Presidential Directive/NSC-42

SUBJECT: Civil and Further National Space Policy (U)

This directive establishes national policies based on Presidential review of space policy issues submitted by the Policy Review Committee (Space). The President has approved civil and further national space policies which shall guide the conduct of united States space programs and activities discussed below. These policies are consistent with and ;ugment decisions reached in PD/NSC-37--National Space Policy.

ADMINISTRATION CIVIL SPACE POLICY.

The United States' overarching civil space policy will be composed of three basic components. (U)

First: Space activities will be pursued because they can be uniquely or more efficiently accomplished in space. Our space policy will become more evolutionary rather than centering around a single, massive engineering feat. Pluralistic objectives and needs of our society will set the course for future space efforts. (U)

[2] Second: Our space policy will reflect a balanced strategy of applications, science, and technology development containing essential key elements that will:

  • Emphasize applications that will bring important benefits to our understanding of earth resources, climate, weather, pollution, and agriculture. (U)
  • Emphasize space science and exploration in a manner that permits the nation to retain the vitality of its space technology base, yet provides short-term flexibility to impose fiscal constraints when conditions warrant. (U)
  • Take advantage of the flexibility of the Space Shuttle to reduce operating costs over the next two decades. (U)
  • Increase benefits by increasing efficiency through better integration and technology transfer among the national programs and through more joint projects. (U)
  • Assure US scientific and technological leadership for the security and welfare of the nation and to continue R&D necessary to provide the basis for later programmatic decisions. (U)
  • Provide for the private sector to take an increasing responsibility in remote sensing and other applications. (U)
  • Demonstrate advanced technological capabilities in open and imaginative ways having benefit for developing as well as developed countries. (U)
  • Foster space cooperation with nations by conducting joint programs. (U)
  • Confirm our support for the continued development of a legal regime for space that will assure its safe and peaceful use for the benefit of all mankind. (U)

Third: It is neither feasible nor necessary at this time to commit the US to a high-challenge, highly-visible space engineering initiative comparable to Apollo. As the resources and manpower requirements for Shuttle development phase down, we will have thþþ'flaxibility to give greater attention to new space applications and exploration, continue programs at present levels, or contract them.
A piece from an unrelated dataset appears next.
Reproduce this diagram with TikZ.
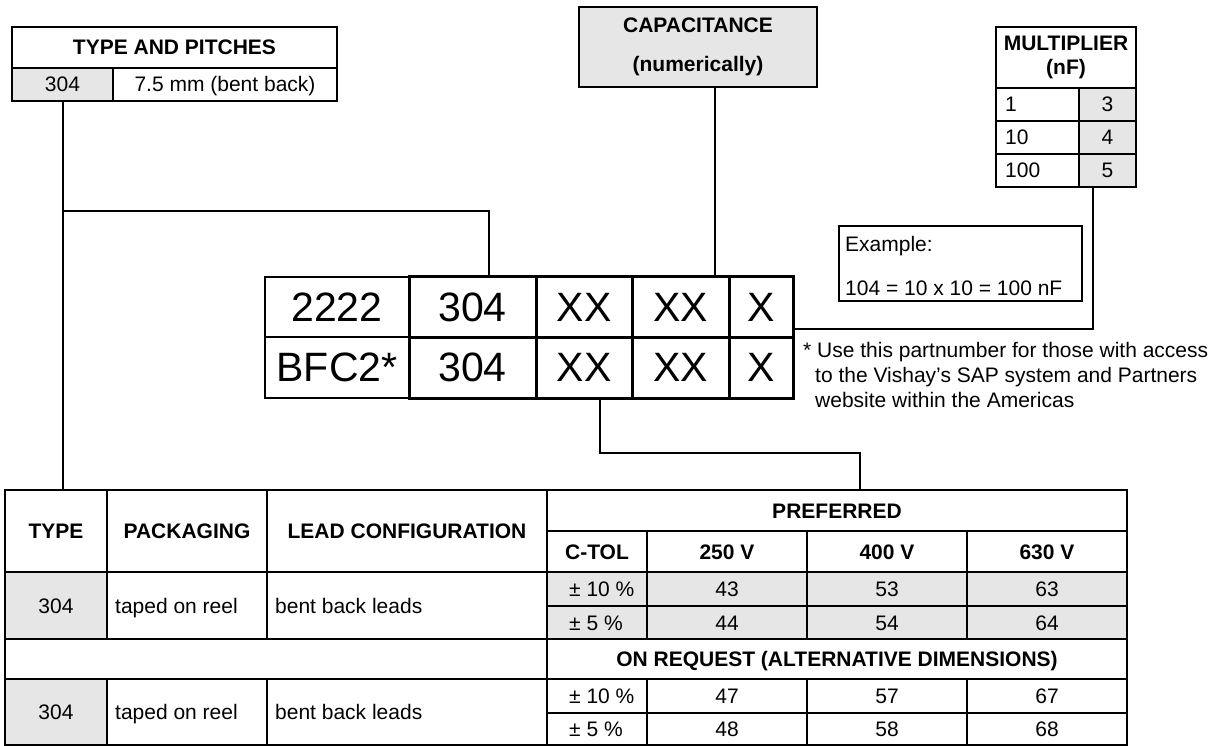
\documentclass[tikz,border=0pt]{standalone}
\usepackage{fontspec}
\setmainfont{Liberation Sans}
\definecolor{cellgray}{HTML}{E6E6E6}
\newcommand\cellbox[7]{%
  \node[#6, minimum width={(#4-#2)*1pt}, minimum height={(#5-#3)*1pt}, anchor=north west] (#1) at (#2,#3) {#7};}
\newcommand\lefttext[4]{%
  \node[tx, anchor=west, inner sep=0pt] (#1) at ([xshift=#3pt]#2.west) {#4};}
\begin{document}
\begin{tikzpicture}[x=1pt,y=-1pt,
  cell/.style={draw, line width=2pt, inner sep=0pt, outer sep=0pt},
  gcell/.style={cell, fill=cellgray},
  pcell/.style={draw, line width=3pt, inner sep=0pt, outer sep=0pt, font=\fontsize{41}{48}\selectfont},
  pcellthin/.style={pcell, line width=1.8pt},
  hd/.style={font=\fontsize{21}{25}\selectfont\bfseries, text height=16pt, text depth=1pt},
  tx/.style={font=\fontsize{21}{25}\selectfont, text height=16pt, text depth=1pt},
  conn/.style={line width=2pt},
]
\useasboundingbox (0,0) rectangle (1216,746);
\fill[white] (0,0) rectangle (1216,746);

% TYPE AND PITCHES
\cellbox{tpH}{12}{27}{337}{68}{cell,hd}{TYPE AND PITCHES}
\cellbox{tpA}{12}{68}{113}{101}{gcell,tx}{304}
\cellbox{tpB}{113}{68}{337}{101}{cell,tx}{7.5 mm (bent back)}

% CAPACITANCE
\cellbox{cap}{579}{7}{817}{87}{gcell,align=center,font=\fontsize{21}{39}\selectfont\bfseries}{CAPACITANCE\\(numerically)}

% MULTIPLIER
\cellbox{mH}{996}{27}{1136}{88}{cell,align=center,font=\fontsize{21}{24}\selectfont\bfseries}{MULTIPLIER\\(nF)}
\cellbox{mA1}{996}{88}{1079}{121}{cell}{}
\cellbox{mB1}{1079}{88}{1136}{121}{gcell,tx}{3}
\cellbox{mA2}{996}{121}{1079}{154}{cell}{}
\cellbox{mB2}{1079}{121}{1136}{154}{gcell,tx}{4}
\cellbox{mA3}{996}{154}{1079}{187}{cell}{}
\cellbox{mB3}{1079}{154}{1136}{187}{gcell,tx}{5}
\lefttext{mT1}{mA1}{9}{1}
\lefttext{mT2}{mA2}{9}{10}
\lefttext{mT3}{mA3}{9}{100}

% Example
\cellbox{ex}{839}{226}{1082}{301}{cell}{}
\node[tx, anchor=base west, inner sep=0pt, text height=, text depth=] (exA) at (845,252) {Example:};
\node[tx, anchor=base west, inner sep=0pt, text height=, text depth=] (exB) at (845,295) {104 = 10 x 10 = 100 nF};

% part number
\cellbox{pA1}{265}{277}{409}{337}{pcellthin}{2222}
\cellbox{pA2}{265}{337}{409}{398}{pcellthin}{BFC2*}
\cellbox{pB1}{409}{277}{536}{337}{pcell}{304}
\cellbox{pB2}{409}{337}{536}{398}{pcell}{304}
\cellbox{pC1}{536}{277}{632}{337}{pcell}{XX}
\cellbox{pC2}{536}{337}{632}{398}{pcell}{XX}
\cellbox{pD1}{632}{277}{729}{337}{pcell}{XX}
\cellbox{pD2}{632}{337}{729}{398}{pcell}{XX}
\cellbox{pE1}{729}{277}{793}{337}{pcell}{X}
\cellbox{pE2}{729}{337}{793}{398}{pcell}{X}

% footnote
\node[tx, anchor=base west, inner sep=0pt, text height=, text depth=] (fn1) at (803,357) {* Use this partnumber for those with access};
\node[tx, anchor=base west, inner sep=0pt, text height=, text depth=] (fn2) at (815,382) {to the Vishay’s SAP system and Partners};
\node[tx, anchor=base west, inner sep=0pt, text height=, text depth=] (fn3) at (815,407) {website within the Americas};

% table header
\cellbox{tType}{5}{490}{107}{572}{cell,hd}{TYPE}
\cellbox{tPack}{107}{490}{267}{572}{cell,hd}{PACKAGING}
\cellbox{tLead}{267}{490}{547}{572}{cell,hd}{LEAD CONFIGURATION}
\cellbox{tPref}{547}{490}{1127}{531}{cell,hd}{PREFERRED}
\cellbox{tTol}{547}{531}{647}{572}{cell,hd}{C-TOL}
\cellbox{tVa}{647}{531}{807}{572}{cell,hd}{250 V}
\cellbox{tVb}{807}{531}{967}{572}{cell,hd}{400 V}
\cellbox{tVc}{967}{531}{1127}{572}{cell,hd}{630 V}

% preferred rows
\cellbox{aType}{5}{572}{107}{639}{gcell,tx}{304}
\cellbox{aPack}{107}{572}{267}{639}{cell}{}
\cellbox{aLead}{267}{572}{547}{639}{cell}{}
\lefttext{aPackT}{aPack}{8}{taped on reel}
\lefttext{aLeadT}{aLead}{8}{bent back leads}
\cellbox{aTol1}{547}{572}{647}{606}{gcell}{}
\cellbox{aV11}{647}{572}{807}{606}{gcell,tx}{43}
\cellbox{aV12}{807}{572}{967}{606}{gcell,tx}{53}
\cellbox{aV13}{967}{572}{1127}{606}{gcell,tx}{63}
\cellbox{aTol2}{547}{606}{647}{639}{gcell}{}
\cellbox{aV21}{647}{606}{807}{639}{gcell,tx}{44}
\cellbox{aV22}{807}{606}{967}{639}{gcell,tx}{54}
\cellbox{aV23}{967}{606}{1127}{639}{gcell,tx}{64}
\lefttext{aTol1T}{aTol1}{22}{± 10 \%}
\lefttext{aTol2T}{aTol2}{22}{± 5 \%}

% on request
\cellbox{rBlank}{5}{639}{547}{679}{cell}{}
\cellbox{rReq}{547}{639}{1127}{679}{cell,hd}{ON REQUEST (ALTERNATIVE DIMENSIONS)}

\cellbox{bType}{5}{679}{107}{745}{gcell,tx}{304}
\cellbox{bPack}{107}{679}{267}{745}{cell}{}
\cellbox{bLead}{267}{679}{547}{745}{cell}{}
\lefttext{bPackT}{bPack}{8}{taped on reel}
\lefttext{bLeadT}{bLead}{8}{bent back leads}
\cellbox{bTol1}{547}{679}{647}{713}{cell}{}
\cellbox{bV11}{647}{679}{807}{713}{cell,tx}{47}
\cellbox{bV12}{807}{679}{967}{713}{cell,tx}{57}
\cellbox{bV13}{967}{679}{1127}{713}{cell,tx}{67}
\cellbox{bTol2}{547}{713}{647}{745}{cell}{}
\cellbox{bV21}{647}{713}{807}{745}{cell,tx}{48}
\cellbox{bV22}{807}{713}{967}{745}{cell,tx}{58}
\cellbox{bV23}{967}{713}{1127}{745}{cell,tx}{68}
\lefttext{bTol1T}{bTol1}{22}{± 10 \%}
\lefttext{bTol2T}{bTol2}{22}{± 5 \%}

% connectors
\draw[conn] (tpA.south) -- (tpA.south |- tType.north);
\coordinate (jL) at (tpA.south |- 0,211);
\draw[conn] (jL) -| ([xshift=16.5pt]pB1.north);
\draw[conn] ([xshift=17pt]cap.south) -- ([xshift=17pt]cap.south |- pD1.north);
\draw[conn] ([xshift=-14.5pt]mB3.south) |- ([yshift=8pt]pE1.south east);
\draw[conn] ([xshift=16pt]pC2.south) -- ++(0,55) -| ([xshift=23pt]tPref.north);
\end{tikzpicture}
\end{document}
An adequate Federal budget commitment will be made to meet the objectives outlined above. (U)

[3] SPACE APPLICATIONS.

The President has approved the following:

Government Role in Remote Sensing

  1. Land Programs. Experimentation and demonstrations will continue with LANDSAT as a developmental program. Operational uses of data from the experimental system will continue to be made by public and private users prepared to do so. Strategies for the future of our civil remote sensing efforts are to be addressed in the FY 1980 budget -review. This review should examine approaches to permit flexibility to best meet the appropriate technology mix, organizational arrangements, and potential to involve the private sector. (U)
  2. Integrated Remote Sensing System. NASA will chair an interagency task force to examine options for integrating current and future potential systems into an integrated national system. This review will cover technical, programmatic, private sector, and institutional arrangements. Emphasis will be placed on user requirements; as such, agency participation will include Commerce, Agriculture, Interior, Energy, State, appropriate Executive Office participation, as well as Defense, the DCI [Director of Central Intelligence], and others as appropriate. This task force will submit recommendations to the Policy Review Committee (Space) by August 1, 1979, for forwarding to the President prior to the FY 1981 budget review. (U)
  3. Weather Programs. In the FY 1980 budget review, OMB--in cooperation with Defense, the DCI, NASA, and NOAA--will conduct a cross-cut review of meteorological satellite programs to determine the potential for future budgetary savings and program efficiency. Based on this cross-cut, the Policy Review Committee (Space) will assess the feasibility and policy implications of program consolidation by April l, 1979. (U)
  4. Ocean Programs. Any proposed FY 1980 new start for initial development of a National Oceanic Satellite System (NOSS) will be reviewed based on a ZBB priority ranking. The Policy Review Committee (Space) will assess the policy implications of combining civil and military programs as part of this process. (U)
  5. [4]Private Sector Involvement. Under the joint chairmanship of Commerce and NASA, along with other appropriate agencies, a plan of action will be prepared by February 1, 1979, on how to encourage private investment and direct participation in the establishment and operations of civil remote sensing systems. NASA and Commerce jointly will be the contacts for the private sector on this matter and will analyze proposals received before submitting to the Policy Review Committee (Space) for consideration and action. (U) Communications Satellite R&D. NASA will undertake carefully selected communications technology R&D. The emphasis will be to provide better frequency and orbit utilization approaches. Specific projects selected will compete with other activities in the budget process. (U)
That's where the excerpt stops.